## Begin

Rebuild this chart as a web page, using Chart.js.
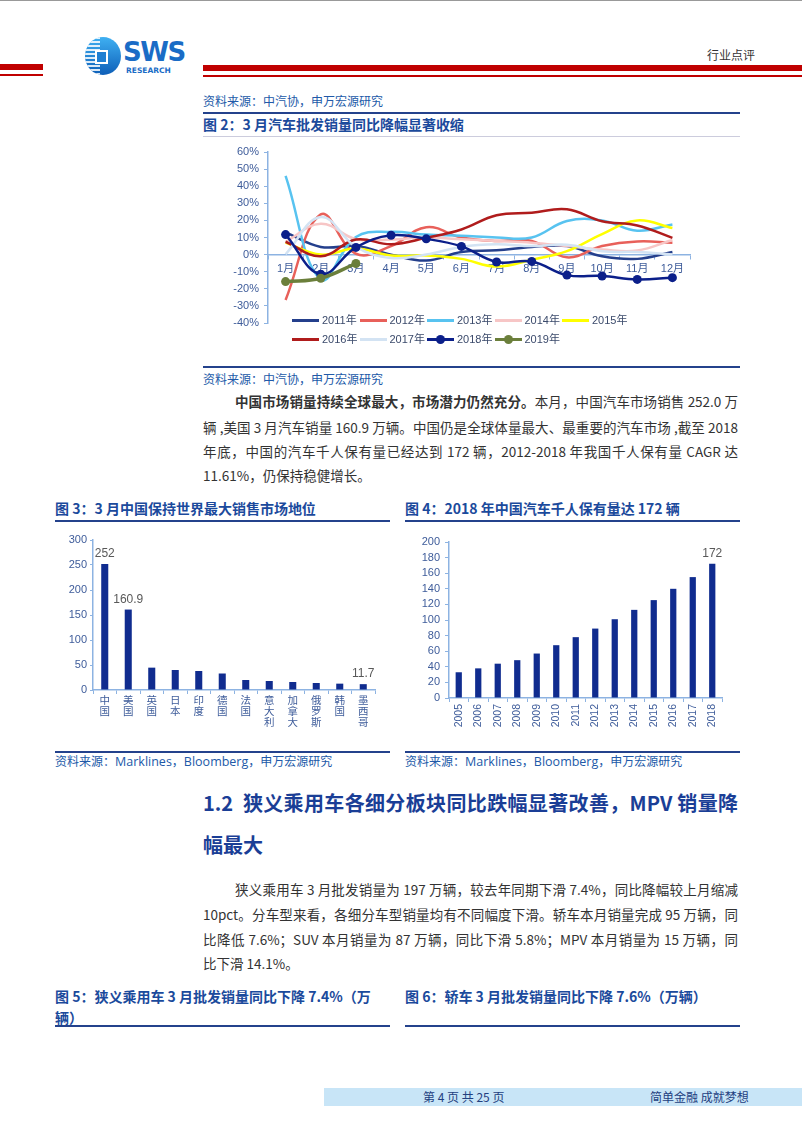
<!DOCTYPE html>
<html>
<head>
<meta charset="utf-8">
<script src="https://cdn.jsdelivr.net/npm/chart.js@4/dist/chart.umd.min.js"></script>
<style>
  body { margin: 0; background: #fff; }
  #page { position: relative; width: 802px; height: 1133px; overflow: hidden; background: #fff;
          font-family: "Noto Sans CJK SC", "Noto Sans", sans-serif; color: #333; }
  .abs { position: absolute; white-space: nowrap; }
  .src { font-size: 12px; color: #2159a8; line-height: 16px; }
  .src em { font-style: normal; font-family: "Open Sans", sans-serif; font-size: 12.5px; }
  .ttl { font-size: 14px; font-weight: bold; color: #1b4a9c; line-height: 18px; }
  .rule { position: absolute; height: 2px; background: #24428c; }
  .txt { font-size: 13.5px; line-height: 20px; color: #333; }
  .jst { text-align: justify; text-align-last: justify; white-space: normal; }
  .h2 { font-size: 20px; font-weight: bold; color: #1a3e96; line-height: 26px; }
  .leg { position: absolute; white-space: nowrap; font: 11px "Liberation Sans", "Noto Sans CJK SC", sans-serif; color: #3b4a6b; line-height: 14px; }
  .leg i { position: absolute; left: 0; top: 6px; width: 27px; height: 3px; }
  .leg b { position: absolute; left: 9px; top: 3px; width: 9px; height: 9px; border-radius: 50%; }
  .leg span { position: absolute; left: 30px; top: 0; }
  canvas { position: absolute; }
</style>
</head>
<body>
<div id="page">
  <!-- header -->
  <div style="position:absolute;left:0;top:0;width:802px;height:1px;background:#999"></div>
  <div style="position:absolute;left:0;top:64px;width:43px;height:6px;background:#c00000"></div>
  <div style="position:absolute;left:0;top:74px;width:43px;height:1.5px;background:#c00000"></div>
  <div style="position:absolute;left:203px;top:65px;width:599px;height:6px;background:#c00000"></div>
  <div style="position:absolute;left:203px;top:75px;width:599px;height:1.5px;background:#c00000"></div>
  <div style="position:absolute;left:85px;top:37px;width:36px;height:38px;border-radius:50%;
              background:linear-gradient(180deg,#3fb0f2,#0e5fb8);overflow:hidden">
    <div style="position:absolute;left:0;top:0;width:15px;height:38px;
                background:repeating-linear-gradient(180deg,#fff 0 2px,transparent 2px 4px);opacity:.85"></div>
    <div style="position:absolute;left:10px;top:13px;width:9px;height:10px;border:2px solid #fff;background:#1f7fd2"></div>
  </div>
  <div class="abs" style="left:123px;top:37px;font:bold 26px 'DejaVu Sans',sans-serif;color:#1a6cc6;letter-spacing:-1.5px">SWS</div>
  <div class="abs" style="left:126px;top:66px;font:bold 7.5px 'DejaVu Sans',sans-serif;color:#1a6cc6">RESEARCH</div>
  <div class="abs" style="left:707px;top:46px;font-size:12px;color:#333">行业点评</div>

  <!-- fig 2 -->
  <div class="abs src" style="left:203px;top:93px">资料来源：中汽协，申万宏源研究</div>
  <div class="rule" style="left:203px;top:112px;width:537px"></div>
  <div class="abs ttl" style="left:203px;top:115px">图 2：3 月汽车批发销量同比降幅显著收缩</div>
  <div class="rule" style="left:203px;top:136px;width:537px;height:1px;background:#ccd"></div>
  <canvas id="c2" width="537" height="200" style="left:203px;top:140px"></canvas>
  <div id="legend2"></div>
  <div class="rule" style="left:203px;top:366px;width:537px"></div>
  <div class="abs src" style="left:203px;top:371px">资料来源：中汽协，申万宏源研究</div>

  <div class="abs txt jst" style="left:235px;top:391px;width:503px"><b>中国市场销量持续全球最大，市场潜力仍然充分。</b>本月，中国汽车市场销售 252.0 万</div>
  <div class="abs txt jst" style="left:203px;top:417px;width:535px">辆 ,美国 3 月汽车销量 160.9 万辆。中国仍是全球体量最大、最重要的汽车市场 ,截至 2018</div>
  <div class="abs txt jst" style="left:203px;top:441px;width:535px">年底，中国的汽车千人保有量已经达到 172 辆，2012-2018 年我国千人保有量 CAGR 达</div>
  <div class="abs txt" style="left:203px;top:465px">11.61%，仍保持稳健增长。</div>

  <!-- fig 3 / 4 -->
  <div class="abs ttl" style="left:55px;top:499px">图 3：3 月中国保持世界最大销售市场地位</div>
  <div class="rule" style="left:55px;top:520px;width:335px"></div>
  <div class="abs ttl" style="left:405px;top:499px">图 4：2018 年中国汽车千人保有量达 172 辆</div>
  <div class="rule" style="left:405px;top:520px;width:335px"></div>
  <canvas id="c3" width="335" height="215" style="left:55px;top:530px"></canvas>
  <canvas id="c4" width="335" height="215" style="left:405px;top:530px"></canvas>
  <div class="rule" style="left:55px;top:751px;width:335px"></div>
  <div class="rule" style="left:405px;top:751px;width:335px"></div>
  <div class="abs src" style="left:55px;top:753px">资料来源：<em>Marklines</em>，<em>Bloomberg</em>，申万宏源研究</div>
  <div class="abs src" style="left:405px;top:753px">资料来源：<em>Marklines</em>，<em>Bloomberg</em>，申万宏源研究</div>

  <!-- section 1.2 -->
  <div class="abs h2 jst" style="left:203px;top:790px;width:535px">1.2&nbsp; 狭义乘用车各细分板块同比跌幅显著改善，MPV 销量降</div>
  <div class="abs h2" style="left:203px;top:832px">幅最大</div>

  <div class="abs txt jst" style="left:235px;top:879px;width:503px">狭义乘用车 3 月批发销量为 197 万辆，较去年同期下滑 7.4%，同比降幅较上月缩减</div>
  <div class="abs txt jst" style="left:203px;top:904px;width:535px">10pct。分车型来看，各细分车型销量均有不同幅度下滑。轿车本月销量完成 95 万辆，同</div>
  <div class="abs txt jst" style="left:203px;top:929px;width:535px">比降低 7.6%；SUV 本月销量为 87 万辆，同比下滑 5.8%；MPV 本月销量为 15 万辆，同</div>
  <div class="abs txt" style="left:203px;top:953px">比下滑 14.1%。</div>

  <div class="abs ttl" style="left:55px;top:987px">图 5：狭义乘用车 3 月批发销量同比下降 7.4%（万</div>
  <div class="abs ttl" style="left:55px;top:1008px">辆）</div>
  <div class="abs ttl" style="left:405px;top:987px">图 6：轿车 3 月批发销量同比下降 7.6%（万辆）</div>
  <div class="rule" style="left:55px;top:1025px;width:335px"></div>
  <div class="rule" style="left:405px;top:1025px;width:335px"></div>

  <!-- footer -->
  <div style="position:absolute;left:324px;top:1088px;width:478px;height:18px;background:#c8e5f7"></div>
  <div class="abs" style="left:423px;top:1088px;font-size:12px;line-height:18px;color:#23407f">第 4 页 共 25 页</div>
  <div class="abs" style="left:650px;top:1088px;font-size:12px;line-height:18px;color:#23407f">简单金融 成就梦想</div>
</div>

<script>
// 图2：月度同比
const months = ['1月', '2月', '3月', '4月', '5月', '6月', '7月', '8月', '9月', '10月', '11月', '12月'];
const yoyNames = ['2011年', '2012年', '2013年', '2014年', '2015年', '2016年', '2017年', '2018年', '2019年'];
const yoy2011 = [13, 4.5, 5, 0, -3.5, 1.5, 2.5, 4.5, 5, -1, -2.5, 1.5];
const yoy2012 = [-26.5, 23.5, 0.5, 5, 16, 10, 8, 8, -1.6, 5, 7.7, 7];
const yoy2013 = [46, -14.5, 10.3, 13.3, 11.7, 11, 10, 10, 19.6, 20, 14, 17.6];
const yoy2014 = [7.5, 18, 9, 8.8, 10, 9, 8, 7, 5, 3, 2.4, 8.5];
const yoy2015 = [7, 0, 3.5, -0.5, -0.5, -2.5, -7, -3, 2, 12, 20, 15.5];
const yoy2016 = [7.5, -1, 8.8, 6, 9.8, 14.7, 23, 24.5, 26.5, 19.5, 17, 9.8];
const yoy2017 = [0.2, 22, 4.5, -2, 0, 4.5, 6, 5, 5.8, 2, 1.5, 0.1];
const yoy2018 = [11.7, -11.5, 4.2, 11.3, 9.2, 4.8, -4.3, -4, -12, -12.5, -14.5, -13.5];
const yoy2019 = [-15.8, -13.8, -5.2];
const yoyColors = ['#243f8c', '#e8605a', '#58c3f0', '#f7c6c6', '#ffff00', '#b01c1c', '#d3e3f3', '#0b1f8a', '#6b7f3b'];

// 图3：3月各国销量（万辆）
const countries = ['中国', '美国', '英国', '日本', '印度', '德国', '法国', '意大利', '加拿大', '俄罗斯', '韩国', '墨西哥'];
const salesMar = [252, 160.9, 44.7, 40, 38, 33, 20, 18, 16, 14, 12.7, 11.7];
const salesLabelIdx = [0, 1, 11];

// 图4：千人保有量（辆）
const years = ['2005', '2006', '2007', '2008', '2009', '2010', '2011', '2012', '2013', '2014', '2015', '2016', '2017', '2018'];
const perThousand = [33, 38, 44, 48.5, 57, 67.7, 78, 89, 101, 113, 125.5, 140, 155, 172];
const perThousandLabelIdx = [13];

Chart.defaults.font.family = '"Liberation Sans", "Noto Sans CJK SC", Arial, sans-serif';
Chart.defaults.animation = false;

const axisBlue = '#8db3e2';
const tickBlue = '#3e5c9a';

// 柱顶数值
const valueLabels = {
  id: 'valueLabels',
  afterDatasetsDraw(chart, args, opts) {
    const ctx = chart.ctx;
    const meta = chart.getDatasetMeta(0);
    ctx.save();
    ctx.font = '12px "Liberation Sans", Arial, sans-serif';
    ctx.fillStyle = '#595959';
    ctx.textAlign = 'center';
    ctx.textBaseline = 'bottom';
    (opts.indices || []).forEach(i => {
      const bar = meta.data[i];
      ctx.fillText(String(chart.data.datasets[0].data[i]), bar.x, bar.y - 4);
    });
    ctx.restore();
  }
};

// 图2
const series = [yoy2011, yoy2012, yoy2013, yoy2014, yoy2015, yoy2016, yoy2017, yoy2018, yoy2019];
const datasets2 = series.map((d, i) => {
  const dotted = i >= 7;
  return {
    label: yoyNames[i],
    data: d,
    borderColor: yoyColors[i],
    backgroundColor: yoyColors[i],
    borderWidth: i == 8 ? 3.5 : 2.5,
    pointRadius: dotted ? 4.5 : 0,
    pointBorderWidth: 0,
    tension: 0.4,
    order: dotted ? 9 - i : 10 - i + 2
  };
});

new Chart(document.getElementById('c2'), {
  type: 'line',
  data: { labels: months, datasets: datasets2 },
  options: {
    responsive: false,
    layout: { padding: { top: 12, right: 50, bottom: 17, left: 0 } },
    plugins: { legend: { display: false }, tooltip: { enabled: false } },
    scales: {
      x: {
        position: { y: 0 },
        offset: true,
        grid: { display: true, drawOnChartArea: false, offset: true, tickLength: 4, color: axisBlue },
        border: { color: axisBlue, width: 1.5 },
        ticks: { color: tickBlue, font: { size: 11 }, padding: 4, autoSkip: false, maxRotation: 0 }
      },
      y: {
        min: -40, max: 60,
        afterFit: s => { s.width = 65; },
        grid: { display: true, drawOnChartArea: false, tickLength: 4, color: axisBlue },
        border: { color: axisBlue, width: 1.5 },
        ticks: { stepSize: 10, autoSkip: false, color: tickBlue, font: { size: 11 }, padding: 5, callback: v => v + '%' }
      }
    }
  }
});

// 图2 图例
const leg = document.getElementById('legend2');
yoyNames.forEach((name, i) => {
  const row = i < 5 ? 0 : 1;
  const col = i % 5;
  const d = document.createElement('div');
  d.className = 'leg';
  d.style.left = (292 + col * 67.5) + 'px';
  d.style.top = (row ? 332 : 313) + 'px';
  d.innerHTML = '<i style="background:' + yoyColors[i] + '"></i>' +
    (i >= 7 ? '<b style="background:' + yoyColors[i] + '"></b>' : '') +
    '<span>' + name + '</span>';
  leg.appendChild(d);
});

// 图3
new Chart(document.getElementById('c3'), {
  type: 'bar',
  data: {
    labels: countries.map(c => c.split('')),
    datasets: [{ data: salesMar, backgroundColor: '#102c8f', barPercentage: 0.3, categoryPercentage: 1 }]
  },
  options: {
    responsive: false,
    layout: { padding: { top: 10, right: 15, bottom: 0, left: 0 } },
    plugins: { legend: { display: false }, tooltip: { enabled: false }, valueLabels: { indices: salesLabelIdx } },
    scales: {
      x: {
        afterFit: s => { s.height = 55; },
        grid: { display: true, drawOnChartArea: false, offset: true, tickLength: 4, color: axisBlue },
        border: { color: axisBlue, width: 1.5 },
        ticks: { color: tickBlue, font: { size: 10.5, lineHeight: 1.05 }, padding: 2, autoSkip: false, maxRotation: 0 }
      },
      y: {
        min: 0, max: 300,
        afterFit: s => { s.width = 38; },
        grid: { display: true, drawOnChartArea: false, tickLength: 3, color: axisBlue },
        border: { color: axisBlue, width: 1.5 },
        ticks: { stepSize: 50, autoSkip: false, color: tickBlue, font: { size: 11 }, padding: 3 }
      }
    }
  },
  plugins: [valueLabels]
});

// 图4
new Chart(document.getElementById('c4'), {
  type: 'bar',
  data: {
    labels: years,
    datasets: [{ data: perThousand, backgroundColor: '#102c8f', barPercentage: 0.32, categoryPercentage: 1 }]
  },
  options: {
    responsive: false,
    layout: { padding: { top: 12, right: 18, bottom: 0, left: 0 } },
    plugins: { legend: { display: false }, tooltip: { enabled: false }, valueLabels: { indices: perThousandLabelIdx } },
    scales: {
      x: {
        afterFit: s => { s.height = 47; },
        grid: { display: true, drawOnChartArea: false, offset: true, tickLength: 4, color: axisBlue },
        border: { color: axisBlue, width: 1.5 },
        ticks: { color: tickBlue, font: { size: 10.5 }, padding: 2, autoSkip: false, minRotation: 90, maxRotation: 90 }
      },
      y: {
        min: 0, max: 200,
        afterFit: s => { s.width = 44; },
        grid: { display: true, drawOnChartArea: false, tickLength: 4, color: axisBlue },
        border: { color: axisBlue, width: 1.5 },
        ticks: { stepSize: 20, autoSkip: false, color: tickBlue, font: { size: 11 }, padding: 5 }
      }
    }
  },
  plugins: [valueLabels]
});
</script>
</body>
</html>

## End

== Directions ==
Pick out, from the lines above, every one that contains the string "page".

== Finished task ==
Rebuild this chart as a web page, using Chart.js.
  #page { position: relative; width: 802px; height: 1133px; overflow: hidden; background: #fff;
<div id="page">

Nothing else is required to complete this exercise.